Work to complete: Without changing a character, return the entries, but not the images they hold.

Available data:
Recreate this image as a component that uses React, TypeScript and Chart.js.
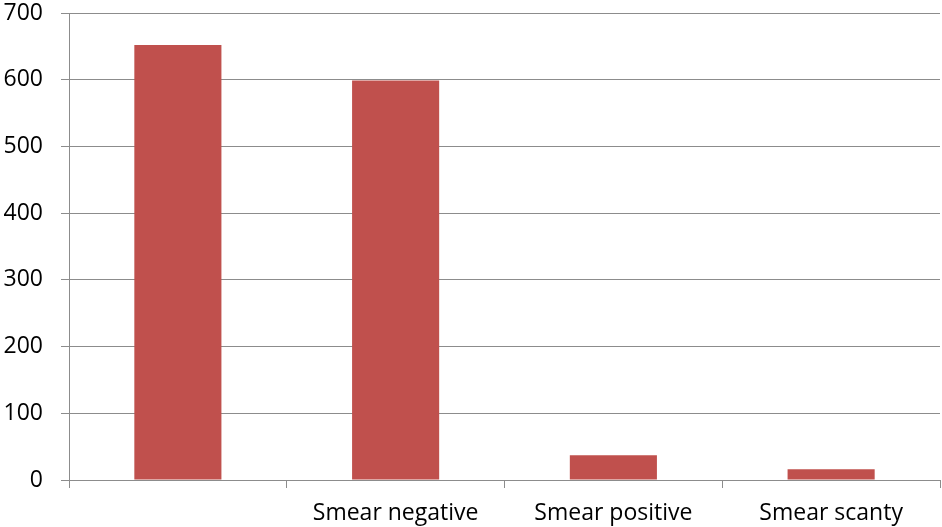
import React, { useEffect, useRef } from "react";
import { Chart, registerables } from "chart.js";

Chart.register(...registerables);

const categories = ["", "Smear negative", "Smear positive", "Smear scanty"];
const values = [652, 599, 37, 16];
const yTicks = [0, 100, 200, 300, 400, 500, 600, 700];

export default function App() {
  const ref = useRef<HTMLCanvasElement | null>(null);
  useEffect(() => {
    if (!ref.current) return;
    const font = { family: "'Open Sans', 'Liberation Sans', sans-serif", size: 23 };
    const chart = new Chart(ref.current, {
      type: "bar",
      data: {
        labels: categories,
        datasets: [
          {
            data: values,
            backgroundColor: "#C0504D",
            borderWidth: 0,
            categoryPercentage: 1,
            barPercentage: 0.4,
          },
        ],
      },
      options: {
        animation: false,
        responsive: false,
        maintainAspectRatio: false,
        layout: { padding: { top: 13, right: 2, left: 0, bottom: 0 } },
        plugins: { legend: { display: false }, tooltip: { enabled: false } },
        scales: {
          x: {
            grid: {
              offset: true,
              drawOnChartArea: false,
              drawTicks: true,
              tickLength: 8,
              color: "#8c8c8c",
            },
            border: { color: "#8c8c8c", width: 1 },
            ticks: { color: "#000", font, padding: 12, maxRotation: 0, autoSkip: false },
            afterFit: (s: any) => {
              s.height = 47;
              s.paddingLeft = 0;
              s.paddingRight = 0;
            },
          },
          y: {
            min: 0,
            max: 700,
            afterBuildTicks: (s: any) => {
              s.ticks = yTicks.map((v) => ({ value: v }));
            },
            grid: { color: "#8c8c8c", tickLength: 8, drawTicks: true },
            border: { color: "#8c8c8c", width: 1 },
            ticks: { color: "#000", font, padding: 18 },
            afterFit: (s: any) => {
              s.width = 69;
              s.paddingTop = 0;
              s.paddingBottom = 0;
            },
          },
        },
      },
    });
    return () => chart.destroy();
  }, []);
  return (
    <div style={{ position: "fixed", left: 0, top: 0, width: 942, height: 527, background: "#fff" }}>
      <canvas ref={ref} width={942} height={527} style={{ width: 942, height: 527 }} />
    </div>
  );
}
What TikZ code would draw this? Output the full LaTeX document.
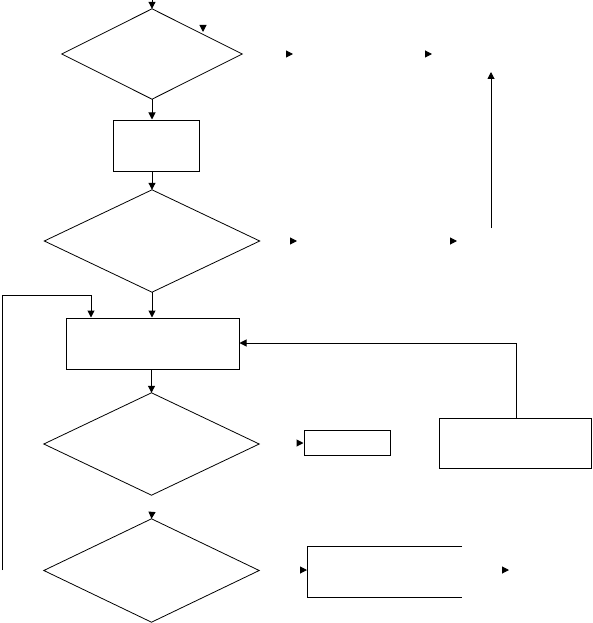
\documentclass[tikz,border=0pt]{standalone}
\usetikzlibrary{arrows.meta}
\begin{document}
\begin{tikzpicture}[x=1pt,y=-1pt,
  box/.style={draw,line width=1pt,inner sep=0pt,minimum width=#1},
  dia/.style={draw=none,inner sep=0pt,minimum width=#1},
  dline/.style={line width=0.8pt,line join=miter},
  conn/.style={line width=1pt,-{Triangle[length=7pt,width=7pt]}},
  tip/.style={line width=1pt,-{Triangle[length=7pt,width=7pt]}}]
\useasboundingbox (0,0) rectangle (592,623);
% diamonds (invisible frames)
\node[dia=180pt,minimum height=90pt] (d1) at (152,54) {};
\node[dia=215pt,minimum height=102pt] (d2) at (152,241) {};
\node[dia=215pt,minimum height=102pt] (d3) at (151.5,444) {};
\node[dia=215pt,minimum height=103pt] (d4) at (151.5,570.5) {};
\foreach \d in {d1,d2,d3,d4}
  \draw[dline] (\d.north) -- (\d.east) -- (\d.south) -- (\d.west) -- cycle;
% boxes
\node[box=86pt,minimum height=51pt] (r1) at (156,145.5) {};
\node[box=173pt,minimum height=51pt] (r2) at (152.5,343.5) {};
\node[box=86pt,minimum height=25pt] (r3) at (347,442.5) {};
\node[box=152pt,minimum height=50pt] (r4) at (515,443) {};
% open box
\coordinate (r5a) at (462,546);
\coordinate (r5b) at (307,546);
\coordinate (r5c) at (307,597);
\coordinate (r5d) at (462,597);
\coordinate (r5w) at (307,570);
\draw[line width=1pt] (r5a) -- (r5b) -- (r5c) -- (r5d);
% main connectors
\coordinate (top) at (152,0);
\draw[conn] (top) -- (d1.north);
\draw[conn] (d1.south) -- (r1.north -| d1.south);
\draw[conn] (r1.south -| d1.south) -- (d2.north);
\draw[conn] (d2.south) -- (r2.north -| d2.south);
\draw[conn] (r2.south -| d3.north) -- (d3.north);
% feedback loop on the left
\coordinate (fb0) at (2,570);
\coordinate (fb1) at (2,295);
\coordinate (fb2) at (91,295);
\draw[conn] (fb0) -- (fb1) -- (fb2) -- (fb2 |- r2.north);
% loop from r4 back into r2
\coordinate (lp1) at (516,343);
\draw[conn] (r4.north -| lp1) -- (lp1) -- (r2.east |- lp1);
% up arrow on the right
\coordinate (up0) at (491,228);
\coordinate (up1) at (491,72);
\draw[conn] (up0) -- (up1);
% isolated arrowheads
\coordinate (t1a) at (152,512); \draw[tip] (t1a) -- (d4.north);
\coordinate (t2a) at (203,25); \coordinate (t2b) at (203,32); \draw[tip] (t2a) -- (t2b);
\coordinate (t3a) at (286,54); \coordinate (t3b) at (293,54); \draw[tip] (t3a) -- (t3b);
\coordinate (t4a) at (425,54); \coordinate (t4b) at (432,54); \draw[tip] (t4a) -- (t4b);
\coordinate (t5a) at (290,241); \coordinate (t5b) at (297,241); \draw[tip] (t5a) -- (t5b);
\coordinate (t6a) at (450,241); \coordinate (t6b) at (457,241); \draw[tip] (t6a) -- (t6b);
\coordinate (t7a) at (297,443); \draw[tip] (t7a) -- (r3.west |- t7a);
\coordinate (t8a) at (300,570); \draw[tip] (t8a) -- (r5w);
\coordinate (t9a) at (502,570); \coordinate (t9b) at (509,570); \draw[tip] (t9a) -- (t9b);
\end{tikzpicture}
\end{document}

Expected output:
Recreate this image as a component that uses React, TypeScript and Chart.js.
import React, { useEffect, useRef } from "react";
import { Chart, registerables } from "chart.js";

Chart.register(...registerables);

const categories = ["", "Smear negative", "Smear positive", "Smear scanty"];
const values = [652, 599, 37, 16];
const yTicks = [0, 100, 200, 300, 400, 500, 600, 700];

export default function App() {
  const ref = useRef<HTMLCanvasElement | null>(null);
  useEffect(() => {
    if (!ref.current) return;
    const font = { family: "'Open Sans', 'Liberation Sans', sans-serif", size: 23 };
    const chart = new Chart(ref.current, {
      type: "bar",
      data: {
        labels: categories,
        datasets: [
          {
            data: values,
            backgroundColor: "#C0504D",
            borderWidth: 0,
            categoryPercentage: 1,
            barPercentage: 0.4,
          },
        ],
      },
      options: {
        animation: false,
        responsive: false,
        maintainAspectRatio: false,
        layout: { padding: { top: 13, right: 2, left: 0, bottom: 0 } },
        plugins: { legend: { display: false }, tooltip: { enabled: false } },
        scales: {
          x: {
            grid: {
              offset: true,
              drawOnChartArea: false,
              drawTicks: true,
              tickLength: 8,
              color: "#8c8c8c",
            },
            border: { color: "#8c8c8c", width: 1 },
            ticks: { color: "#000", font, padding: 12, maxRotation: 0, autoSkip: false },
            afterFit: (s: any) => {
              s.height = 47;
              s.paddingLeft = 0;
              s.paddingRight = 0;
            },
          },
          y: {
            min: 0,
            max: 700,
            afterBuildTicks: (s: any) => {
              s.ticks = yTicks.map((v) => ({ value: v }));
            },
            grid: { color: "#8c8c8c", tickLength: 8, drawTicks: true },
            border: { color: "#8c8c8c", width: 1 },
            ticks: { color: "#000", font, padding: 18 },
            afterFit: (s: any) => {
              s.width = 69;
              s.paddingTop = 0;
              s.paddingBottom = 0;
            },
          },
        },
      },
    });
    return () => chart.destroy();
  }, []);
  return (
    <div style={{ position: "fixed", left: 0, top: 0, width: 942, height: 527, background: "#fff" }}>
      <canvas ref={ref} width={942} height={527} style={{ width: 942, height: 527 }} />
    </div>
  );
}
What TikZ code would draw this? Output the full LaTeX document.
\documentclass[tikz,border=0pt]{standalone}
\usetikzlibrary{arrows.meta}
\begin{document}
\begin{tikzpicture}[x=1pt,y=-1pt,
  box/.style={draw,line width=1pt,inner sep=0pt,minimum width=#1},
  dia/.style={draw=none,inner sep=0pt,minimum width=#1},
  dline/.style={line width=0.8pt,line join=miter},
  conn/.style={line width=1pt,-{Triangle[length=7pt,width=7pt]}},
  tip/.style={line width=1pt,-{Triangle[length=7pt,width=7pt]}}]
\useasboundingbox (0,0) rectangle (592,623);
% diamonds (invisible frames)
\node[dia=180pt,minimum height=90pt] (d1) at (152,54) {};
\node[dia=215pt,minimum height=102pt] (d2) at (152,241) {};
\node[dia=215pt,minimum height=102pt] (d3) at (151.5,444) {};
\node[dia=215pt,minimum height=103pt] (d4) at (151.5,570.5) {};
\foreach \d in {d1,d2,d3,d4}
  \draw[dline] (\d.north) -- (\d.east) -- (\d.south) -- (\d.west) -- cycle;
% boxes
\node[box=86pt,minimum height=51pt] (r1) at (156,145.5) {};
\node[box=173pt,minimum height=51pt] (r2) at (152.5,343.5) {};
\node[box=86pt,minimum height=25pt] (r3) at (347,442.5) {};
\node[box=152pt,minimum height=50pt] (r4) at (515,443) {};
% open box
\coordinate (r5a) at (462,546);
\coordinate (r5b) at (307,546);
\coordinate (r5c) at (307,597);
\coordinate (r5d) at (462,597);
\coordinate (r5w) at (307,570);
\draw[line width=1pt] (r5a) -- (r5b) -- (r5c) -- (r5d);
% main connectors
\coordinate (top) at (152,0);
\draw[conn] (top) -- (d1.north);
\draw[conn] (d1.south) -- (r1.north -| d1.south);
\draw[conn] (r1.south -| d1.south) -- (d2.north);
\draw[conn] (d2.south) -- (r2.north -| d2.south);
\draw[conn] (r2.south -| d3.north) -- (d3.north);
% feedback loop on the left
\coordinate (fb0) at (2,570);
\coordinate (fb1) at (2,295);
\coordinate (fb2) at (91,295);
\draw[conn] (fb0) -- (fb1) -- (fb2) -- (fb2 |- r2.north);
% loop from r4 back into r2
\coordinate (lp1) at (516,343);
\draw[conn] (r4.north -| lp1) -- (lp1) -- (r2.east |- lp1);
% up arrow on the right
\coordinate (up0) at (491,228);
\coordinate (up1) at (491,72);
\draw[conn] (up0) -- (up1);
% isolated arrowheads
\coordinate (t1a) at (152,512); \draw[tip] (t1a) -- (d4.north);
\coordinate (t2a) at (203,25); \coordinate (t2b) at (203,32); \draw[tip] (t2a) -- (t2b);
\coordinate (t3a) at (286,54); \coordinate (t3b) at (293,54); \draw[tip] (t3a) -- (t3b);
\coordinate (t4a) at (425,54); \coordinate (t4b) at (432,54); \draw[tip] (t4a) -- (t4b);
\coordinate (t5a) at (290,241); \coordinate (t5b) at (297,241); \draw[tip] (t5a) -- (t5b);
\coordinate (t6a) at (450,241); \coordinate (t6b) at (457,241); \draw[tip] (t6a) -- (t6b);
\coordinate (t7a) at (297,443); \draw[tip] (t7a) -- (r3.west |- t7a);
\coordinate (t8a) at (300,570); \draw[tip] (t8a) -- (r5w);
\coordinate (t9a) at (502,570); \coordinate (t9b) at (509,570); \draw[tip] (t9a) -- (t9b);
\end{tikzpicture}
\end{document}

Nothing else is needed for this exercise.